Stated goal →
Give every line of the data again, unchanged, but with no pictures.

[start Available data]

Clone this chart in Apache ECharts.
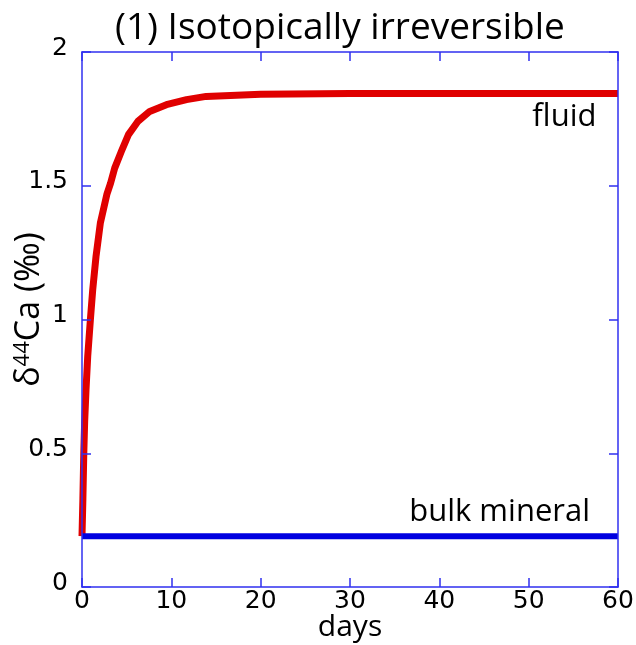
<!DOCTYPE html>
<html>
<head>
<meta charset="utf-8">
<title>Isotopically irreversible</title>
<script src="https://cdn.jsdelivr.net/npm/echarts@6/dist/echarts.min.js"></script>
<style>
  html, body { margin: 0; padding: 0; background: #fff; }
  #chart { width: 636px; height: 645px; }
</style>
</head>
<body>
<div id="chart"></div>
<script>
// Fluid δ44Ca over time (days)
const fluidDays   = [0, 0.1, 0.2, 0.3, 0.45, 0.64, 0.94, 1.2, 1.57, 2.06, 2.8, 3.2, 3.66, 4.4, 5.2, 6.27, 7.58, 9.45, 11.7, 13.9, 20, 30, 40, 50, 60];
const fluidValues = [0.19, 0.33, 0.5, 0.62, 0.738, 0.862, 1.0, 1.111, 1.236, 1.362, 1.47, 1.51, 1.566, 1.628, 1.691, 1.741, 1.778, 1.803, 1.822, 1.834, 1.842, 1.845, 1.845, 1.845, 1.845];

// Bulk mineral δ44Ca over time (days)
const mineralDays   = [0, 60];
const mineralValues = [0.19, 0.19];

// Axis ticks
const xTicks = [0, 10, 20, 30, 40, 50, 60];
const yTicks = [0, 0.5, 1, 1.5, 2];

const axisBlue = '#3030f0';
const textFont = 'Open Sans';
const numFont = 'DejaVu Sans';

const chart = echarts.init(document.getElementById('chart'), null, { renderer: 'canvas' });

const baseX = {
  type: 'value',
  min: xTicks[0],
  max: xTicks[xTicks.length - 1],
  interval: xTicks[1] - xTicks[0],
  splitLine: { show: false },
  axisLine: { show: true, onZero: false, lineStyle: { color: axisBlue, width: 1.5 } },
  axisTick: { show: true, inside: true, length: 9, lineStyle: { color: axisBlue, width: 1.5 } },
  z: 5
};
const baseY = {
  type: 'value',
  min: yTicks[0],
  max: yTicks[yTicks.length - 1],
  interval: yTicks[1] - yTicks[0],
  splitLine: { show: false },
  axisLine: { show: true, onZero: false, lineStyle: { color: axisBlue, width: 1.5 } },
  axisTick: { show: true, inside: true, length: 9, lineStyle: { color: axisBlue, width: 1.5 } },
  z: 5
};

chart.setOption({
  animation: false,
  backgroundColor: '#fff',
  title: {
    text: '(1) Isotopically irreversible',
    left: 110,
    top: 5,
    textStyle: { fontFamily: textFont, fontSize: 37, fontWeight: 'normal', color: '#000' }
  },
  grid: { left: 82, top: 52, right: 18, bottom: 58, containLabel: false, outerBoundsMode: 'none' },
  xAxis: [
    Object.assign({}, baseX, {
      position: 'bottom',
      name: 'days',
      nameLocation: 'middle',
      nameGap: 25,
      nameMoveOverlap: false,
      nameTextStyle: { fontFamily: textFont, fontSize: 30, color: '#000' },
      axisLabel: {
        show: true, margin: 2, color: '#000',
        fontFamily: numFont, fontSize: 25,
        formatter: v => String(v)
      }
    }),
    Object.assign({}, baseX, { position: 'top', axisLabel: { show: false } })
  ],
  yAxis: [
    Object.assign({}, baseY, {
      position: 'left',
      name: '{d|δ}{s|44}{d|Ca (‰)}',
      nameLocation: 'middle',
      nameGap: 36,
      nameRotate: 90,
      nameMoveOverlap: false,
      nameTextStyle: {
        padding: [0, 0, 0, 20],
        rich: {
          d: { fontFamily: textFont, fontSize: 34, color: '#000' },
          s: { fontFamily: textFont, fontSize: 22, color: '#000', verticalAlign: 'top', padding: [0, 0, 11, 0] }
        }
      },
      axisLabel: {
        show: true, margin: 14, color: '#000',
        formatter: v => '{n|' + v + '}',
        rich: {
          n: { fontFamily: numFont, fontSize: 25, color: '#000', padding: [0, 0, 8, 0] }
        }
      }
    }),
    Object.assign({}, baseY, { position: 'right', axisLabel: { show: false } })
  ],
  series: [
    {
      name: 'fluid',
      type: 'line',
      data: fluidDays.map((d, i) => [d, fluidValues[i]]),
      showSymbol: false,
      smooth: false,
      clip: false,
      lineStyle: { color: '#e00000', width: 7, cap: 'butt', join: 'round' },
      z: 2,
      markPoint: {
        symbol: 'circle',
        symbolSize: 0,
        data: [{ coord: [54, 1.755], value: 'fluid' }],
        label: {
          show: true, position: 'inside', formatter: 'fluid',
          fontFamily: textFont, fontSize: 31, color: '#000'
        }
      }
    },
    {
      name: 'bulk mineral',
      type: 'line',
      data: mineralDays.map((d, i) => [d, mineralValues[i]]),
      showSymbol: false,
      clip: false,
      lineStyle: { color: '#0000e0', width: 6, cap: 'butt' },
      z: 3,
      markPoint: {
        symbol: 'circle',
        symbolSize: 0,
        data: [{ coord: [46.75, 0.281], value: 'bulk mineral' }],
        label: {
          show: true, position: 'inside', formatter: 'bulk mineral',
          fontFamily: textFont, fontSize: 31, color: '#000'
        }
      }
    }
  ]
});
</script>
</body>
</html>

[end Available data]

Expected answer →
Clone this chart in Apache ECharts.
<!DOCTYPE html>
<html>
<head>
<meta charset="utf-8">
<title>Isotopically irreversible</title>
<script src="https://cdn.jsdelivr.net/npm/echarts@6/dist/echarts.min.js"></script>
<style>
  html, body { margin: 0; padding: 0; background: #fff; }
  #chart { width: 636px; height: 645px; }
</style>
</head>
<body>
<div id="chart"></div>
<script>
// Fluid δ44Ca over time (days)
const fluidDays   = [0, 0.1, 0.2, 0.3, 0.45, 0.64, 0.94, 1.2, 1.57, 2.06, 2.8, 3.2, 3.66, 4.4, 5.2, 6.27, 7.58, 9.45, 11.7, 13.9, 20, 30, 40, 50, 60];
const fluidValues = [0.19, 0.33, 0.5, 0.62, 0.738, 0.862, 1.0, 1.111, 1.236, 1.362, 1.47, 1.51, 1.566, 1.628, 1.691, 1.741, 1.778, 1.803, 1.822, 1.834, 1.842, 1.845, 1.845, 1.845, 1.845];

// Bulk mineral δ44Ca over time (days)
const mineralDays   = [0, 60];
const mineralValues = [0.19, 0.19];

// Axis ticks
const xTicks = [0, 10, 20, 30, 40, 50, 60];
const yTicks = [0, 0.5, 1, 1.5, 2];

const axisBlue = '#3030f0';
const textFont = 'Open Sans';
const numFont = 'DejaVu Sans';

const chart = echarts.init(document.getElementById('chart'), null, { renderer: 'canvas' });

const baseX = {
  type: 'value',
  min: xTicks[0],
  max: xTicks[xTicks.length - 1],
  interval: xTicks[1] - xTicks[0],
  splitLine: { show: false },
  axisLine: { show: true, onZero: false, lineStyle: { color: axisBlue, width: 1.5 } },
  axisTick: { show: true, inside: true, length: 9, lineStyle: { color: axisBlue, width: 1.5 } },
  z: 5
};
const baseY = {
  type: 'value',
  min: yTicks[0],
  max: yTicks[yTicks.length - 1],
  interval: yTicks[1] - yTicks[0],
  splitLine: { show: false },
  axisLine: { show: true, onZero: false, lineStyle: { color: axisBlue, width: 1.5 } },
  axisTick: { show: true, inside: true, length: 9, lineStyle: { color: axisBlue, width: 1.5 } },
  z: 5
};

chart.setOption({
  animation: false,
  backgroundColor: '#fff',
  title: {
    text: '(1) Isotopically irreversible',
    left: 110,
    top: 5,
    textStyle: { fontFamily: textFont, fontSize: 37, fontWeight: 'normal', color: '#000' }
  },
  grid: { left: 82, top: 52, right: 18, bottom: 58, containLabel: false, outerBoundsMode: 'none' },
  xAxis: [
    Object.assign({}, baseX, {
      position: 'bottom',
      name: 'days',
      nameLocation: 'middle',
      nameGap: 25,
      nameMoveOverlap: false,
      nameTextStyle: { fontFamily: textFont, fontSize: 30, color: '#000' },
      axisLabel: {
        show: true, margin: 2, color: '#000',
        fontFamily: numFont, fontSize: 25,
        formatter: v => String(v)
      }
    }),
    Object.assign({}, baseX, { position: 'top', axisLabel: { show: false } })
  ],
  yAxis: [
    Object.assign({}, baseY, {
      position: 'left',
      name: '{d|δ}{s|44}{d|Ca (‰)}',
      nameLocation: 'middle',
      nameGap: 36,
      nameRotate: 90,
      nameMoveOverlap: false,
      nameTextStyle: {
        padding: [0, 0, 0, 20],
        rich: {
          d: { fontFamily: textFont, fontSize: 34, color: '#000' },
          s: { fontFamily: textFont, fontSize: 22, color: '#000', verticalAlign: 'top', padding: [0, 0, 11, 0] }
        }
      },
      axisLabel: {
        show: true, margin: 14, color: '#000',
        formatter: v => '{n|' + v + '}',
        rich: {
          n: { fontFamily: numFont, fontSize: 25, color: '#000', padding: [0, 0, 8, 0] }
        }
      }
    }),
    Object.assign({}, baseY, { position: 'right', axisLabel: { show: false } })
  ],
  series: [
    {
      name: 'fluid',
      type: 'line',
      data: fluidDays.map((d, i) => [d, fluidValues[i]]),
      showSymbol: false,
      smooth: false,
      clip: false,
      lineStyle: { color: '#e00000', width: 7, cap: 'butt', join: 'round' },
      z: 2,
      markPoint: {
        symbol: 'circle',
        symbolSize: 0,
        data: [{ coord: [54, 1.755], value: 'fluid' }],
        label: {
          show: true, position: 'inside', formatter: 'fluid',
          fontFamily: textFont, fontSize: 31, color: '#000'
        }
      }
    },
    {
      name: 'bulk mineral',
      type: 'line',
      data: mineralDays.map((d, i) => [d, mineralValues[i]]),
      showSymbol: false,
      clip: false,
      lineStyle: { color: '#0000e0', width: 6, cap: 'butt' },
      z: 3,
      markPoint: {
        symbol: 'circle',
        symbolSize: 0,
        data: [{ coord: [46.75, 0.281], value: 'bulk mineral' }],
        label: {
          show: true, position: 'inside', formatter: 'bulk mineral',
          fontFamily: textFont, fontSize: 31, color: '#000'
        }
      }
    }
  ]
});
</script>
</body>
</html>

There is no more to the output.